Edwin Zwakman

Edwin Zwakman, The Kitchen, 2003, live internet broadcast, Amsterdam to Newcastle upon Tyne, shown at Friar House, Newcastle upon Tyne

Edwin Zwakman fabricates images of reality that destabilise and subtly shift our perspective. He painstakingly constructs meticulous models of contemporary Dutch cityscapes and landscapes that are then translated into photography. Zwakman follows the tradition of the trompe l’oeil effect and juxtaposes this with an engaged dialogue that addresses the lineage of Dutch painting from Vermeer onward. He assembles every image like a painter, controlling the composition, light, perspective and minute detail. Architecture permeates his works, re-presenting utopian Modernist ideals of a better future and bringing a social context into negotiation.
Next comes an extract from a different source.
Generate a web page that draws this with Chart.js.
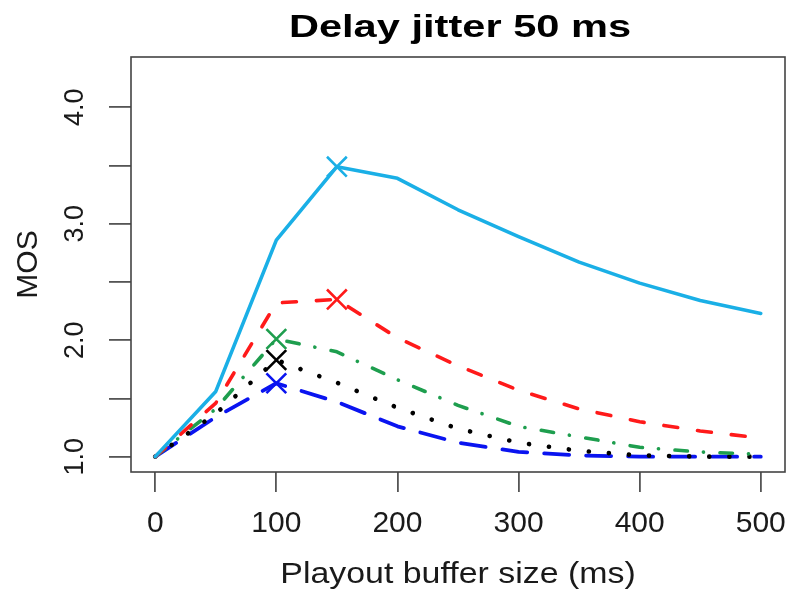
<!DOCTYPE html>
<html>
<head>
<meta charset="utf-8">
<script src="https://cdn.jsdelivr.net/npm/chart.js@4.4.1/dist/chart.umd.min.js"></script>
<style>
  html, body { margin: 0; padding: 0; background: #ffffff; }
  #wrap { width: 794px; height: 592px; }
</style>
</head>
<body>
<div id="wrap"><canvas id="grafico" width="794" height="592"></canvas></div>
<script>
// Playout buffer sizes (ms) on the x axis
const bufferSizes = [0, 50, 100, 150, 200, 250, 300, 350, 400, 450, 500];

// MOS values, one array per curve
const mosCyan  = [1.00, 1.56, 2.86, 3.49, 3.39, 3.12, 2.89, 2.67, 2.49, 2.34, 2.23];
const mosRed   = [1.00, 1.46, 2.32, 2.35, 2.02, 1.78, 1.57, 1.41, 1.30, 1.22, 1.16];
const mosGreen = [1.00, 1.41, 2.01, 1.90, 1.66, 1.44, 1.26, 1.17, 1.08, 1.04, 1.02];
const mosBlack = [1.00, 1.37, 1.83, 1.635, 1.42, 1.24, 1.12, 1.05, 1.01, 1.00, 1.00];
const mosBlue  = [1.00, 1.34, 1.63, 1.47, 1.26, 1.12, 1.04, 1.01, 1.00, 1.00, 1.00];

// maximum of each curve, marked with an X
const peakBuffer = [150, 150, 100, 100, 100];
const peakMos    = [3.49, 2.35, 2.01, 1.83, 1.63];

// ticks
const xTickValues = [0, 100, 200, 300, 400, 500];
const yTickValues = [1.0, 1.5, 2.0, 2.5, 3.0, 3.5, 4.0];
const yTickLabels = ['1.0', '', '2.0', '', '3.0', '', '4.0'];

const titleText = 'Delay jitter 50 ms';
const xTitleText = 'Playout buffer size (ms)';
const yTitleText = 'MOS';

const cores = ['#1AAFE6', '#FF1A1A', '#1E9E4E', '#000000', '#0A14F0'];
const larguras = [3.6, 3.6, 3.6, 4.6, 3.8];
const tracos = [[], [14, 20], [12.5, 16, 0.1, 16.5], [0.1, 20], [25, 17]];
const series = [mosCyan, mosRed, mosGreen, mosBlack, mosBlue];

const fonte = '"Liberation Sans", Arial, Helvetica, sans-serif';

// build the datasets from the arrays above
const datasets = series.map(function(valores, i) {
  return {
    type: 'line',
    data: bufferSizes.map((b, j) => ({ x: b, y: valores[j] })),
    borderColor: cores[i],
    borderWidth: larguras[i],
    borderDash: tracos[i],
    borderCapStyle: 'round',
    borderJoinStyle: 'round',
    pointRadius: 0,
    tension: 0,
    fill: false
  };
});

peakBuffer.forEach(function(b, i) {
  datasets.push({
    type: 'scatter',
    data: [{ x: b, y: peakMos[i] }],
    pointStyle: 'crossRot',
    pointRadius: 14,
    pointBorderWidth: 2.6,
    borderColor: cores[i],
    backgroundColor: cores[i]
  });
});

// texts, rotated y labels and the box, R style
const desenhoR = {
  id: 'desenhoR',
  afterDraw(chart) {
    const ctx = chart.ctx;
    const area = chart.chartArea;
    const yScale = chart.scales.y;

    ctx.save();
    ctx.strokeStyle = '#444444';
    ctx.lineWidth = 1.6;
    ctx.strokeRect(area.left, area.top, area.right - area.left, area.bottom - area.top);

    ctx.fillStyle = '#000000';
    ctx.textAlign = 'center';
    ctx.textBaseline = 'alphabetic';

    // main title
    ctx.save();
    ctx.font = 'bold 32px ' + fonte;
    ctx.translate(460, 37);
    ctx.scale(1.3, 1);
    ctx.fillText(titleText, 0, 0);
    ctx.restore();

    // x axis title
    ctx.save();
    ctx.fillStyle = '#1a1a1a';
    ctx.font = '30px ' + fonte;
    ctx.translate(458, 583);
    ctx.scale(1.13, 1);
    ctx.fillText(xTitleText, 0, 0);
    ctx.restore();

    // y axis title
    ctx.save();
    ctx.fillStyle = '#1a1a1a';
    ctx.font = '30px ' + fonte;
    ctx.translate(37, (area.top + area.bottom) / 2);
    ctx.rotate(-Math.PI / 2);
    ctx.fillText(yTitleText, 0, 0);
    ctx.restore();

    // y tick labels, parallel to the axis
    ctx.font = '27px ' + fonte;
    ctx.fillStyle = '#1a1a1a';
    yTickValues.forEach(function(v, i) {
      if (!yTickLabels[i]) return;
      ctx.save();
      ctx.translate(83, yScale.getPixelForValue(v));
      ctx.rotate(-Math.PI / 2);
      ctx.fillText(yTickLabels[i], 0, 0);
      ctx.restore();
    });
    ctx.restore();
  }
};

new Chart(document.getElementById('grafico'), {
  data: { datasets: datasets },
  options: {
    responsive: false,
    animation: false,
    devicePixelRatio: 1,
    layout: {
      autoPadding: false,
      padding: { top: 57, right: 9, left: 0, bottom: 0 }
    },
    plugins: {
      legend: { display: false },
      title: { display: false },
      tooltip: { enabled: false }
    },
    scales: {
      x: {
        type: 'linear',
        min: -20,
        max: 520,
        afterBuildTicks: function(scale) {
          scale.ticks = xTickValues.map(v => ({ value: v }));
        },
        afterFit: function(scale) {
          scale.height = 120;
          scale.paddingLeft = 0;
          scale.paddingRight = 0;
        },
        border: { display: false },
        grid: {
          drawOnChartArea: false,
          drawTicks: true,
          tickLength: 20,
          color: '#555555',
          lineWidth: 1.8
        },
        ticks: {
          autoSkip: false,
          maxRotation: 0,
          padding: 14,
          color: '#1a1a1a',
          font: { family: fonte, size: 30 },
          callback: v => String(v)
        }
      },
      y: {
        type: 'linear',
        min: 0.868,
        max: 4.432,
        afterBuildTicks: function(scale) {
          scale.ticks = yTickValues.map(v => ({ value: v }));
        },
        afterFit: function(scale) {
          scale.width = 131;
          scale.paddingTop = 0;
          scale.paddingBottom = 0;
        },
        border: { display: false },
        grid: {
          drawOnChartArea: false,
          drawTicks: true,
          tickLength: 22,
          color: '#555555',
          lineWidth: 1.8
        },
        ticks: { display: false }
      }
    }
  },
  plugins: [desenhoR]
});
</script>
</body>
</html>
The Kitchen is an intricate maquette that recreates the typical utilitarian white Formica present in almost all social housing in The Netherlands. Set up solely for the video camera, the small model interior is permanently installed in the artist’s studio. Zwakman has heightened the confusion between the real and the artificial still further by installing the model in such a manner that its backdrop is in fact reality – the changing light of the sky throughout the day, shifting clouds, the lights switching on and off in office buildings. Zwakman streams this image via the internet to the exhibition space in Newcastle upon Tyne.

Through linking one city to the other, Zwakman directly undermines our conventional notions of time and space. He presents his viewer with a fragment of a hyper-real and familiar place that ultimately reveals itself as a totally artificial world.